Professor Shukla has contributed to the science of meteorology and to governments, research organizations, and institutions of higher learning throughout the world, through fundamental scientific advances, institution building, and international cooperation in meteorology for the betterment of humankind worldwide.
He has made fundamental contributions to the study of climate dynamics that have led to the development of a scientific basis for the prediction of climate beyond the limit of the predictability of daily weather, which derives from the influence of the slow variations of the atmosphere’s lower boundary conditions. This pioneering work helped lay the scientific foundation for dynamical seasonal prediction at a time when the community was quite skeptical about its prospects. This idea launched a large community research effort to investigate the effects of boundary conditions on climate variability and predictability, and it lead to routine dynamical seasonal prediction. Beyond that, Professor Shukla has helped launch global programs to measure, quantify, and exploit the Earth's climate variability and predictability. He has helped establish institutions in India, Brazil, South Korea and Italy for the purposes of studying the predictability of seasonal to interannual climate fluctuations as well as for making actual climate predictions.

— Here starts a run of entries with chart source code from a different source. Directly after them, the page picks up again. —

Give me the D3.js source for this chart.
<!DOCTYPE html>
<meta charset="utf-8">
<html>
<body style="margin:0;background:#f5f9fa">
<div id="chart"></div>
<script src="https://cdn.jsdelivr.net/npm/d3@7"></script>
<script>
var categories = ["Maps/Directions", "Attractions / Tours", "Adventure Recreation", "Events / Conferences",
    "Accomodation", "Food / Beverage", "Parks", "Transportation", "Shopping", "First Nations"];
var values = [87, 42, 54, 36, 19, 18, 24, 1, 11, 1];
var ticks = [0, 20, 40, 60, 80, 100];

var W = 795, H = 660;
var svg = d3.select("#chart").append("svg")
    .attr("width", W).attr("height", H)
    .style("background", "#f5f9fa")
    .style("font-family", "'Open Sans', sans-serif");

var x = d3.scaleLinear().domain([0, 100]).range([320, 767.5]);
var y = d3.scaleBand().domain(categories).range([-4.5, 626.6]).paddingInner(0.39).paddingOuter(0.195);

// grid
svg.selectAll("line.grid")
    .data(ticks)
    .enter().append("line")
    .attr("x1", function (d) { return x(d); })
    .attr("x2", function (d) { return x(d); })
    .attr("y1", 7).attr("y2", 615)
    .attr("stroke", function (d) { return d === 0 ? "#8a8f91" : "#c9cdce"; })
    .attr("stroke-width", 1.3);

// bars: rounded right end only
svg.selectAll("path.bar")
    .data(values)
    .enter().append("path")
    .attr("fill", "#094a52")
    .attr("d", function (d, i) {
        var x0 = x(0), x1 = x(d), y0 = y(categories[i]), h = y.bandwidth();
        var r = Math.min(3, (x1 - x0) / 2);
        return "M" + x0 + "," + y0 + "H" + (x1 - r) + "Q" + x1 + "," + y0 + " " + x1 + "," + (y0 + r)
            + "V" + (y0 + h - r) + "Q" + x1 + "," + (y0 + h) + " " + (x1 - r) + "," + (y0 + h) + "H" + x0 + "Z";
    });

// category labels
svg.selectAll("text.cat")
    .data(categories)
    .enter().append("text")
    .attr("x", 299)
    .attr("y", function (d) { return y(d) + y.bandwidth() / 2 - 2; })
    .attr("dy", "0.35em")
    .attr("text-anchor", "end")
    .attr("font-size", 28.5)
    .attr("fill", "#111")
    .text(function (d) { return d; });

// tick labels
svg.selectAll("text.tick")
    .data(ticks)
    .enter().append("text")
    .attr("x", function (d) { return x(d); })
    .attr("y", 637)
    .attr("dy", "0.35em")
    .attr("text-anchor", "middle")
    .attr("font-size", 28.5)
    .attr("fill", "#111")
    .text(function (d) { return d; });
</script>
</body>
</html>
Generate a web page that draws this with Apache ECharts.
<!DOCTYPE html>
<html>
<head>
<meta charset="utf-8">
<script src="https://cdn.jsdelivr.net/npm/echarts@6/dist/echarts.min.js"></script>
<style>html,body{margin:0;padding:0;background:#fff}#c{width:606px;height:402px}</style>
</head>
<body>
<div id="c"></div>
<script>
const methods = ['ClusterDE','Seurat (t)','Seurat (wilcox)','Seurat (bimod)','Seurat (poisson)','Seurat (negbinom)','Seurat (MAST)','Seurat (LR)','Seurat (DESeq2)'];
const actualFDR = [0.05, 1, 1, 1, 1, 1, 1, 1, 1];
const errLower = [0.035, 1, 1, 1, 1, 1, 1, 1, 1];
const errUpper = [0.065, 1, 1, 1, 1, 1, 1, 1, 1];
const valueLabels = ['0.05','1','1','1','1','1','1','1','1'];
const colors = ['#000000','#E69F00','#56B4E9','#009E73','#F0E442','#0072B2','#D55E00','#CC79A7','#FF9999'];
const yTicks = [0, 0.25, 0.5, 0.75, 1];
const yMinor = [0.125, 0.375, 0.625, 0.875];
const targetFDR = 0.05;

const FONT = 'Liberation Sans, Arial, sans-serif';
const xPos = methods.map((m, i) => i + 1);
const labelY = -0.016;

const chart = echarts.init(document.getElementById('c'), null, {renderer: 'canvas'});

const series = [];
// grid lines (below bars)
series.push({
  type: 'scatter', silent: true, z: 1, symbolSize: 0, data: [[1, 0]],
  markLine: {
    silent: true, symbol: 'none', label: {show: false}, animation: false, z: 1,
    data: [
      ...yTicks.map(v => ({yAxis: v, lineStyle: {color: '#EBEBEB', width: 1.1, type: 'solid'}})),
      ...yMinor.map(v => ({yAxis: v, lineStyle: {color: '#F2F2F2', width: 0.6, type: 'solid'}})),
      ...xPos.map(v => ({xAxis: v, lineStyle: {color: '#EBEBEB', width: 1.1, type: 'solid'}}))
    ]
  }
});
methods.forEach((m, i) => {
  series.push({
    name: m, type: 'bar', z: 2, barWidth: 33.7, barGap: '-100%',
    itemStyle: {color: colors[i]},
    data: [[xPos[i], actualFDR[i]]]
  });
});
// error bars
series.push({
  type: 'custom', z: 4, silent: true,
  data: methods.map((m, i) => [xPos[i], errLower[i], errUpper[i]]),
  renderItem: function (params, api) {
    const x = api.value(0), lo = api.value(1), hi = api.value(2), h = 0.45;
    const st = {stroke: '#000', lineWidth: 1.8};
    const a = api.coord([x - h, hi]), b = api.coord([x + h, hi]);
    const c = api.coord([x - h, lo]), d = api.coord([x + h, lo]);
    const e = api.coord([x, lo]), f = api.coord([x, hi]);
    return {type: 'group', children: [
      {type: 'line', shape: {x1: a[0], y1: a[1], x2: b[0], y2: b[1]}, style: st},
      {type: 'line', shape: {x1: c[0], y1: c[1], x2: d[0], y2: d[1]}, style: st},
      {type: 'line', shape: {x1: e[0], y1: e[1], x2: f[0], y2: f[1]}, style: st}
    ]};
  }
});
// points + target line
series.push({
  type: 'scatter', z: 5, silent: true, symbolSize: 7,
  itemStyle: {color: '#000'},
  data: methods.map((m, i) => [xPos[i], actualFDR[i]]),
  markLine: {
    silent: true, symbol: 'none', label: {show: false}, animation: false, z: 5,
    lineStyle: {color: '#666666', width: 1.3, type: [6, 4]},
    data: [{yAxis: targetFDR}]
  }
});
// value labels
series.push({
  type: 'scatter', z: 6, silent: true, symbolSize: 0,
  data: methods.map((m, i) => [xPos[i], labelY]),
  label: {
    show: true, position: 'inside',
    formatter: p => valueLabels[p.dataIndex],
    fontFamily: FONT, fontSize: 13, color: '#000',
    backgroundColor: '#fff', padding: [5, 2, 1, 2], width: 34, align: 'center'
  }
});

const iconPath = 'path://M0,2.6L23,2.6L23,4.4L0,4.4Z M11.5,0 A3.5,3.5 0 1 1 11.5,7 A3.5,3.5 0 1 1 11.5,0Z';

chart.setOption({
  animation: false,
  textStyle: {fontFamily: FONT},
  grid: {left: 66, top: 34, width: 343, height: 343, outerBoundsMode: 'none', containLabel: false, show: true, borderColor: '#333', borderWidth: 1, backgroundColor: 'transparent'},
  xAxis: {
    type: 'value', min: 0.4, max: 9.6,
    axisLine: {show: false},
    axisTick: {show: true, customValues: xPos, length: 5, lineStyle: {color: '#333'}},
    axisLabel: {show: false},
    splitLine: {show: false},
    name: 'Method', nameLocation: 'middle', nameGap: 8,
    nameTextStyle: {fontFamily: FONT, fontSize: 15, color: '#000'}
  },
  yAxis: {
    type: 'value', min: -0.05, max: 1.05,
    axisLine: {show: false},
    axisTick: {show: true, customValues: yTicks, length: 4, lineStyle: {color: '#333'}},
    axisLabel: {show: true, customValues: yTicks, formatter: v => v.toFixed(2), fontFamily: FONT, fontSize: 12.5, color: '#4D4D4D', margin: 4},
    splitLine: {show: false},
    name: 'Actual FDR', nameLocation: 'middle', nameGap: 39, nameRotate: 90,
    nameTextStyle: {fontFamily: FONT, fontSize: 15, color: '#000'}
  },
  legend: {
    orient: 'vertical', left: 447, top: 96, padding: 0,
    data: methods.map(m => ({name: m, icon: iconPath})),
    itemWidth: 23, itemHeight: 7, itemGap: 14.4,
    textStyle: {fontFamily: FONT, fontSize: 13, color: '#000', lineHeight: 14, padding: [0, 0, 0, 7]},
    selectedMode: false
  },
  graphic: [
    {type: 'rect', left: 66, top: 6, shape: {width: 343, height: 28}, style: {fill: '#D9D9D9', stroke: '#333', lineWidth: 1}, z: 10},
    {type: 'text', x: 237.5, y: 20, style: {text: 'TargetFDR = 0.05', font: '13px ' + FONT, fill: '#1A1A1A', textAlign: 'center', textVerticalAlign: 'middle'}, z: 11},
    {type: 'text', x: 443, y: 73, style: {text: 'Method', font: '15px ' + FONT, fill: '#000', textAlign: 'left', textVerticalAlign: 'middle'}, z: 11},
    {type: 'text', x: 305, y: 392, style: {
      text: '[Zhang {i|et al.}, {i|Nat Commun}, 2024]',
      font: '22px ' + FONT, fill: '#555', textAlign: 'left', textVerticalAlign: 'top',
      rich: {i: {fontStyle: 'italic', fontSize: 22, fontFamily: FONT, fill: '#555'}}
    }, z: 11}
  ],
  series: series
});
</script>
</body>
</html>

Professor Shukla has also contributed greatly to establishing the importance of land surface processes in determining the seasonal and longer predictability of climate. Toward that end, he established the Center for Ocean-Land-Atmosphere Studies (COLA) to conduct basic research on climate predictability with the idea that air-sea and air-land interactions are both important. The COLA group is now recognized as one of the outstanding research centers in the world focused on climate dynamics and climate predictability. Professor Shukla and colleagues at COLA have conducted several studies of global deforestation, desertification and monsoons as examples of phenomena in which interactions between the atmosphere and the land surface play a critical role. This emphasis on land surface processes was a fundamental advance of the science, which has lead to numerous research programs, field experiments and space- missions.

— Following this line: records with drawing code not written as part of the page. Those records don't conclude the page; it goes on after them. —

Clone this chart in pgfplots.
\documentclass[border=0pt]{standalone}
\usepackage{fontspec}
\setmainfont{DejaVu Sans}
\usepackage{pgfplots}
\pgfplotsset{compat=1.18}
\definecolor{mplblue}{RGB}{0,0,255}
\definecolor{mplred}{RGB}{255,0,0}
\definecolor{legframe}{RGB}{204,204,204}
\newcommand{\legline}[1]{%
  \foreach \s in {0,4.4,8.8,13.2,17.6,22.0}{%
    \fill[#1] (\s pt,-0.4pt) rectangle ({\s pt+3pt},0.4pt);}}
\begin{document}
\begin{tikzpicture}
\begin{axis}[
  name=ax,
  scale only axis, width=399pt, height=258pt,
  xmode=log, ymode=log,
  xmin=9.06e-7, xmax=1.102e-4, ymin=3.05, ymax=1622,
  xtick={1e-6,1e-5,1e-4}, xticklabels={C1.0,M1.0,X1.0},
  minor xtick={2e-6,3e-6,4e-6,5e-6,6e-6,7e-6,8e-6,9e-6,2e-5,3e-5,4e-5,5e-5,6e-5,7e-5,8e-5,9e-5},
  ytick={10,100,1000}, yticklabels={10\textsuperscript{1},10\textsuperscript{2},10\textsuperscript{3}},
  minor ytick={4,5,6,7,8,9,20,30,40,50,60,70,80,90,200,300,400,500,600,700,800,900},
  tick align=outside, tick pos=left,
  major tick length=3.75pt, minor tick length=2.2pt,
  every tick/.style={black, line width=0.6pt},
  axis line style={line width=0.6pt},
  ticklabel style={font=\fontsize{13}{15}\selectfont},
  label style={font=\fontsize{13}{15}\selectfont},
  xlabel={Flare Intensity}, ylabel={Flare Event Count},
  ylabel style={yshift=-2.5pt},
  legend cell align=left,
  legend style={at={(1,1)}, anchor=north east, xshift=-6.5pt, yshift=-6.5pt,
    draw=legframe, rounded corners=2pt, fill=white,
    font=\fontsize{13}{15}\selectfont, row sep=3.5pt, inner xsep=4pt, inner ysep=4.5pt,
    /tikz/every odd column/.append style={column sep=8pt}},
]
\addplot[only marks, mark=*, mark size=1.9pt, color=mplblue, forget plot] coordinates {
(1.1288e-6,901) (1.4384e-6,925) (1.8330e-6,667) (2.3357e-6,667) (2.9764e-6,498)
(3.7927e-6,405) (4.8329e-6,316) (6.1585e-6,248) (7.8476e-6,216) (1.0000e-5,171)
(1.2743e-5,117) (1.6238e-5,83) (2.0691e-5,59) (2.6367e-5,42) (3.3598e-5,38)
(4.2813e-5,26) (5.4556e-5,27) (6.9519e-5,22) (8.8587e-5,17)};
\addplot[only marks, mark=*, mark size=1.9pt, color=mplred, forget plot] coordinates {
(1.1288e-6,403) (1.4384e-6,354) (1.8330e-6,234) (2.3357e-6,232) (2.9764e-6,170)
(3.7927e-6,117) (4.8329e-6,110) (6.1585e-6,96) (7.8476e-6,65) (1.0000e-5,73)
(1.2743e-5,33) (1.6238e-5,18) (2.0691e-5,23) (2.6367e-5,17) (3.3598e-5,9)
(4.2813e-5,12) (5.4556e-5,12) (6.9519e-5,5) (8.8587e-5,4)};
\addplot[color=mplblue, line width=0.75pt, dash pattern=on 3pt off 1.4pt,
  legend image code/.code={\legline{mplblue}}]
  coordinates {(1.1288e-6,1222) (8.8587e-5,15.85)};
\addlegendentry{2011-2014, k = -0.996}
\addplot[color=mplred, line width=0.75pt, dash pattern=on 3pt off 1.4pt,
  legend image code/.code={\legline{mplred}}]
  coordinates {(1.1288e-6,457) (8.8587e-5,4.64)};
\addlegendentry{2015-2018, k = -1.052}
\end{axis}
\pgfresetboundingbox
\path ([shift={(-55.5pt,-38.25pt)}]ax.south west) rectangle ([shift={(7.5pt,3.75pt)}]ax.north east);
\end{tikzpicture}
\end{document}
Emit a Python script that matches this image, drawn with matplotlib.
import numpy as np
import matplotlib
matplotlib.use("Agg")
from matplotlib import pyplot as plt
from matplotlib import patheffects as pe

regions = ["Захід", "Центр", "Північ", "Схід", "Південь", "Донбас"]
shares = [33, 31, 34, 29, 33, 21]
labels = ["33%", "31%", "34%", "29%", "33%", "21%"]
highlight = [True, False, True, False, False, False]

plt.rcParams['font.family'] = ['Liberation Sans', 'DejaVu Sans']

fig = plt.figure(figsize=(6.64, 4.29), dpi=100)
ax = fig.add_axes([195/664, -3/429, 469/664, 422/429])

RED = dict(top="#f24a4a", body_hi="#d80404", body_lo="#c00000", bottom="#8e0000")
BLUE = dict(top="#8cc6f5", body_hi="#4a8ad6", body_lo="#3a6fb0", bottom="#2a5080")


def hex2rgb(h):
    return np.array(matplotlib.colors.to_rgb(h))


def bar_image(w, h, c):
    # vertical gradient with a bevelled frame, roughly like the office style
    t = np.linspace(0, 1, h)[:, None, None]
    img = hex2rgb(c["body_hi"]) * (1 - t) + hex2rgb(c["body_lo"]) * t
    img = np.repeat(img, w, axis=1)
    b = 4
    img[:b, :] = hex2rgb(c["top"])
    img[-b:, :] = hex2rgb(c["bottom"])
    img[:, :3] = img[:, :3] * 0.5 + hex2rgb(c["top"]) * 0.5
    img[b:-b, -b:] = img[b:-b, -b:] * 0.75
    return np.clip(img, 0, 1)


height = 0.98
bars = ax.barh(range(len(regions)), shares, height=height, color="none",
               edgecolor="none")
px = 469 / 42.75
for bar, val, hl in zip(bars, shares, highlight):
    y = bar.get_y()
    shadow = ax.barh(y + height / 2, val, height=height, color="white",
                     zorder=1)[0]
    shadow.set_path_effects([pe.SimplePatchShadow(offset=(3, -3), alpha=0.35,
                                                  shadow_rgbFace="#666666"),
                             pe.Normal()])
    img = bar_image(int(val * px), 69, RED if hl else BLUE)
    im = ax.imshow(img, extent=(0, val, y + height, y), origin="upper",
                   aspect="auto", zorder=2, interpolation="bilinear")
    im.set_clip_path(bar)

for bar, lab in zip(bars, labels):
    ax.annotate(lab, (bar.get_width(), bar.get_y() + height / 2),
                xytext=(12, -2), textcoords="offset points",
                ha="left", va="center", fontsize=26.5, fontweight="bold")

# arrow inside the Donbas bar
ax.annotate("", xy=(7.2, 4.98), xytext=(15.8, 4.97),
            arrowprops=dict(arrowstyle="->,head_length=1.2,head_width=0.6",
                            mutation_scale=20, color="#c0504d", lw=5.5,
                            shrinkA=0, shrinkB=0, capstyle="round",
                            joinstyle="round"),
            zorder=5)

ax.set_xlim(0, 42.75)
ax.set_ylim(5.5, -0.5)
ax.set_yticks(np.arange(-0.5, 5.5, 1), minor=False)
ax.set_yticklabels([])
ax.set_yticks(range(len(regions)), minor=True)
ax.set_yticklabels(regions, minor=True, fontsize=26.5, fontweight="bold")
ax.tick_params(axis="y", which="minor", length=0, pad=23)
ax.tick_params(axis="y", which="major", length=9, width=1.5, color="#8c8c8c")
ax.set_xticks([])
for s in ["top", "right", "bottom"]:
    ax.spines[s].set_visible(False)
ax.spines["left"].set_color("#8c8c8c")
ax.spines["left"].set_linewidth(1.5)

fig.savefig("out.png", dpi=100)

Another major contribution made by Professor Shukla was his development and proof of the concept of retrospective analysis of atmospheric observations. As in the case of dynamical seasonal prediction, he had the foresight and the vision to push forward this idea and conduct a pilot reanalysis as proof of concept at a time when the community was somewhat skeptical about its feasibility. Reanalysis efforts in the U.S., Europe and Japan inspired by Professor Shukla’s work have led to invaluable data sets that form the basis for climate analysis research today and for the foreseeable future worldwide.
Professor Shukla's contributions represent a unique combination of major scientific accomplishments and substantive community service including the development of scientific programs, creation of new institutions, and fostering of further international cooperation in weather and climate research, to ensure that the fruits of scientific research are harvested for the benefit of society. He has also established Gandhi College in the village of his birth for the education of rural girls.